_Requirements:_
Copy out the data below as written; omit any images.

_Data segment:_
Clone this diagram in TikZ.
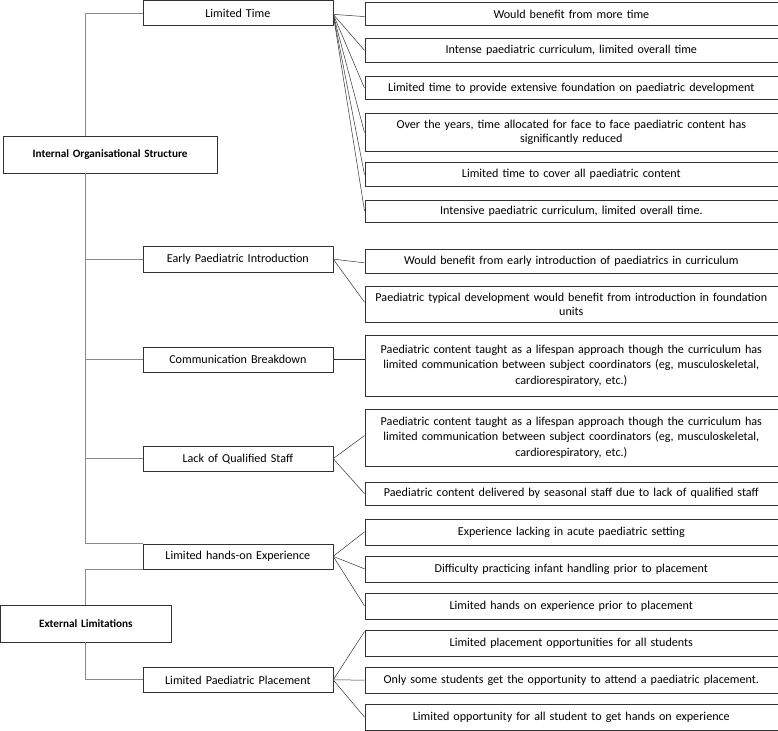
\documentclass[tikz,border=0pt]{standalone}
\usepackage{fontspec}
\setmainfont{Carlito}
\usetikzlibrary{calc}
\definecolor{trunk}{HTML}{8A8A8A}
\definecolor{edge}{HTML}{333333}
\tikzset{
  x=1pt,y=-1pt,
  box/.style={draw=edge,line width=0.7pt,fill=white,inner sep=0pt,align=center,anchor=north west,font=\fontsize{12.1}{15.5}\selectfont},
  rbox/.style={box,minimum width=413pt,text width=409pt},
  mbox/.style={box,minimum width=190pt,text width=186pt},
  rootbox/.style={box,font=\fontsize{11.2}{13}\selectfont\bfseries},
  tr/.style={draw=trunk,line width=0.8pt},
  br/.style={draw=edge,line width=0.5pt}
}
\begin{document}
\begin{tikzpicture}
\useasboundingbox (0,0) rectangle (778,730);
% root boxes
\node[rootbox,minimum width=214pt,minimum height=36.7pt,text width=210pt] (IOS) at (2.7,136) {Internal Organisational Structure};
\node[rootbox,minimum width=170pt,minimum height=37pt,text width=166pt] (EL) at (0.5,604.7) {External Limitations};
% middle boxes
\node[mbox,minimum height=25pt] (LT) at (142.5,0.5) {Limited Time};
\node[mbox,minimum height=25.5pt] (EPI) at (142.5,246) {Early Paediatric Introduction};
\node[mbox,minimum height=25.5pt] (CB) at (142.5,346.5) {Communication Breakdown};
\node[mbox,minimum height=24.5pt] (LQS) at (142.5,446) {Lack of Qualified Staff};
\node[mbox,minimum height=25pt] (LHE) at (142.5,543.5) {Limited hands-on Experience};
\node[mbox,minimum height=25pt] (LPP) at (142.5,667) {Limited Paediatric Placement};
% right boxes
\node[rbox,minimum height=23.5pt] (r1) at (364.5,2) {Would benefit from more time};
\node[rbox,minimum height=24pt] (r2) at (364.5,38) {Intense paediatric curriculum, limited overall time};
\node[rbox,minimum height=23.5pt] (r3) at (364.5,76) {Limited time to provide extensive foundation on paediatric development};
\node[rbox,minimum height=38.5pt,font=\fontsize{12.1}{14}\selectfont] (r4) at (364.5,113) {Over the years, time allocated for face to face paediatric content has\\significantly reduced};
\node[rbox,minimum height=23.5pt] (r5) at (364.5,162.5) {Limited time to cover all paediatric content};
\node[rbox,minimum height=22pt] (r6) at (364.5,199.5) {Intensive paediatric curriculum, limited overall time.};
\node[rbox,minimum height=24pt] (e1) at (364.5,248.5) {Would benefit from early introduction of paediatrics in curriculum};
\node[rbox,minimum height=36.5pt,font=\fontsize{12.1}{14}\selectfont] (e2) at (364.5,285.5) {Paediatric typical development would benefit from introduction in foundation\\units};
\node[rbox,minimum height=61.5pt] (c1) at (364.5,334.5) {Paediatric content taught as a lifespan approach though the curriculum has\\limited communication between subject coordinators (eg, musculoskeletal,\\cardiorespiratory, etc.)};
\node[rbox,minimum height=56.5pt] (q1) at (364.5,409) {Paediatric content taught as a lifespan approach though the curriculum has\\limited communication between subject coordinators (eg, musculoskeletal,\\cardiorespiratory, etc.)};
\node[rbox,minimum height=23.5pt] (q2) at (364.5,481.5) {Paediatric content delivered by seasonal staff due to lack of qualified staff};
\node[rbox,minimum height=26pt] (h1) at (364.5,518.5) {Experience lacking in acute paediatric setting};
\node[rbox,minimum height=26pt] (h2) at (364.5,555.5) {Difficulty practicing infant handling prior to placement};
\node[rbox,minimum height=26pt] (h3) at (364.5,592.5) {Limited hands on experience prior to placement};
\node[rbox,minimum height=25.5pt] (p1) at (364.5,630) {Limited placement opportunities for all students};
\node[rbox,minimum height=25.5pt] (p2) at (364.5,667) {Only some students get the opportunity to attend a paediatric placement.};
\node[rbox,minimum height=25.5pt] (p3) at (364.5,704) {Limited opportunity for all student to get hands on experience};
% trunk connectors
\coordinate (iosTop) at ([xshift=82.3pt]IOS.north west);
\coordinate (iosBot) at ([xshift=82.3pt]IOS.south west);
\draw[tr] (iosTop) |- (LT.west);
\draw[tr] (iosBot) |- (LHE.north west);
\draw[tr] (iosBot |- EPI.west) -- (EPI.west);
\draw[tr] (iosBot |- CB.west) -- (CB.west);
\draw[tr] (iosBot |- LQS.west) -- (LQS.west);
\draw[tr] (EL.north) |- (LHE.south west);
\draw[tr] (EL.south) |- (LPP.west);
% branch connectors
\draw[br] ([yshift=-1pt]LT.east) -- ([yshift=-2.5pt]r1.west);
\foreach \n in {r2,r3,r4,r5,r6} \draw[br] ([yshift=-1pt]LT.east) -- (\n.west);
\draw[br] (EPI.east) -- ([yshift=-2pt]e1.west);
\draw[br] (EPI.east) -- ([yshift=2pt]e2.west);
\draw[br] (CB.east) -- (CB.east -| c1.west);
\draw[br] (LQS.east) -- ([yshift=2pt]q1.west);
\draw[br] (LQS.east) -- (q2.west);
\foreach \n in {h1,h2,h3} \draw[br] (LHE.east) -- (\n.west);
\draw[br] (LPP.east) -- ([yshift=-1.5pt]p1.north west);
\draw[br] (LPP.east) -- (p2.west);
\draw[br] (LPP.east) -- (p3.west);
\end{tikzpicture}
\end{document}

_Answer for this exercise:_
Clone this diagram in TikZ.
\documentclass[tikz,border=0pt]{standalone}
\usepackage{fontspec}
\setmainfont{Carlito}
\usetikzlibrary{calc}
\definecolor{trunk}{HTML}{8A8A8A}
\definecolor{edge}{HTML}{333333}
\tikzset{
  x=1pt,y=-1pt,
  box/.style={draw=edge,line width=0.7pt,fill=white,inner sep=0pt,align=center,anchor=north west,font=\fontsize{12.1}{15.5}\selectfont},
  rbox/.style={box,minimum width=413pt,text width=409pt},
  mbox/.style={box,minimum width=190pt,text width=186pt},
  rootbox/.style={box,font=\fontsize{11.2}{13}\selectfont\bfseries},
  tr/.style={draw=trunk,line width=0.8pt},
  br/.style={draw=edge,line width=0.5pt}
}
\begin{document}
\begin{tikzpicture}
\useasboundingbox (0,0) rectangle (778,730);
% root boxes
\node[rootbox,minimum width=214pt,minimum height=36.7pt,text width=210pt] (IOS) at (2.7,136) {Internal Organisational Structure};
\node[rootbox,minimum width=170pt,minimum height=37pt,text width=166pt] (EL) at (0.5,604.7) {External Limitations};
% middle boxes
\node[mbox,minimum height=25pt] (LT) at (142.5,0.5) {Limited Time};
\node[mbox,minimum height=25.5pt] (EPI) at (142.5,246) {Early Paediatric Introduction};
\node[mbox,minimum height=25.5pt] (CB) at (142.5,346.5) {Communication Breakdown};
\node[mbox,minimum height=24.5pt] (LQS) at (142.5,446) {Lack of Qualified Staff};
\node[mbox,minimum height=25pt] (LHE) at (142.5,543.5) {Limited hands-on Experience};
\node[mbox,minimum height=25pt] (LPP) at (142.5,667) {Limited Paediatric Placement};
% right boxes
\node[rbox,minimum height=23.5pt] (r1) at (364.5,2) {Would benefit from more time};
\node[rbox,minimum height=24pt] (r2) at (364.5,38) {Intense paediatric curriculum, limited overall time};
\node[rbox,minimum height=23.5pt] (r3) at (364.5,76) {Limited time to provide extensive foundation on paediatric development};
\node[rbox,minimum height=38.5pt,font=\fontsize{12.1}{14}\selectfont] (r4) at (364.5,113) {Over the years, time allocated for face to face paediatric content has\\significantly reduced};
\node[rbox,minimum height=23.5pt] (r5) at (364.5,162.5) {Limited time to cover all paediatric content};
\node[rbox,minimum height=22pt] (r6) at (364.5,199.5) {Intensive paediatric curriculum, limited overall time.};
\node[rbox,minimum height=24pt] (e1) at (364.5,248.5) {Would benefit from early introduction of paediatrics in curriculum};
\node[rbox,minimum height=36.5pt,font=\fontsize{12.1}{14}\selectfont] (e2) at (364.5,285.5) {Paediatric typical development would benefit from introduction in foundation\\units};
\node[rbox,minimum height=61.5pt] (c1) at (364.5,334.5) {Paediatric content taught as a lifespan approach though the curriculum has\\limited communication between subject coordinators (eg, musculoskeletal,\\cardiorespiratory, etc.)};
\node[rbox,minimum height=56.5pt] (q1) at (364.5,409) {Paediatric content taught as a lifespan approach though the curriculum has\\limited communication between subject coordinators (eg, musculoskeletal,\\cardiorespiratory, etc.)};
\node[rbox,minimum height=23.5pt] (q2) at (364.5,481.5) {Paediatric content delivered by seasonal staff due to lack of qualified staff};
\node[rbox,minimum height=26pt] (h1) at (364.5,518.5) {Experience lacking in acute paediatric setting};
\node[rbox,minimum height=26pt] (h2) at (364.5,555.5) {Difficulty practicing infant handling prior to placement};
\node[rbox,minimum height=26pt] (h3) at (364.5,592.5) {Limited hands on experience prior to placement};
\node[rbox,minimum height=25.5pt] (p1) at (364.5,630) {Limited placement opportunities for all students};
\node[rbox,minimum height=25.5pt] (p2) at (364.5,667) {Only some students get the opportunity to attend a paediatric placement.};
\node[rbox,minimum height=25.5pt] (p3) at (364.5,704) {Limited opportunity for all student to get hands on experience};
% trunk connectors
\coordinate (iosTop) at ([xshift=82.3pt]IOS.north west);
\coordinate (iosBot) at ([xshift=82.3pt]IOS.south west);
\draw[tr] (iosTop) |- (LT.west);
\draw[tr] (iosBot) |- (LHE.north west);
\draw[tr] (iosBot |- EPI.west) -- (EPI.west);
\draw[tr] (iosBot |- CB.west) -- (CB.west);
\draw[tr] (iosBot |- LQS.west) -- (LQS.west);
\draw[tr] (EL.north) |- (LHE.south west);
\draw[tr] (EL.south) |- (LPP.west);
% branch connectors
\draw[br] ([yshift=-1pt]LT.east) -- ([yshift=-2.5pt]r1.west);
\foreach \n in {r2,r3,r4,r5,r6} \draw[br] ([yshift=-1pt]LT.east) -- (\n.west);
\draw[br] (EPI.east) -- ([yshift=-2pt]e1.west);
\draw[br] (EPI.east) -- ([yshift=2pt]e2.west);
\draw[br] (CB.east) -- (CB.east -| c1.west);
\draw[br] (LQS.east) -- ([yshift=2pt]q1.west);
\draw[br] (LQS.east) -- (q2.west);
\foreach \n in {h1,h2,h3} \draw[br] (LHE.east) -- (\n.west);
\draw[br] (LPP.east) -- ([yshift=-1.5pt]p1.north west);
\draw[br] (LPP.east) -- (p2.west);
\draw[br] (LPP.east) -- (p3.west);
\end{tikzpicture}
\end{document}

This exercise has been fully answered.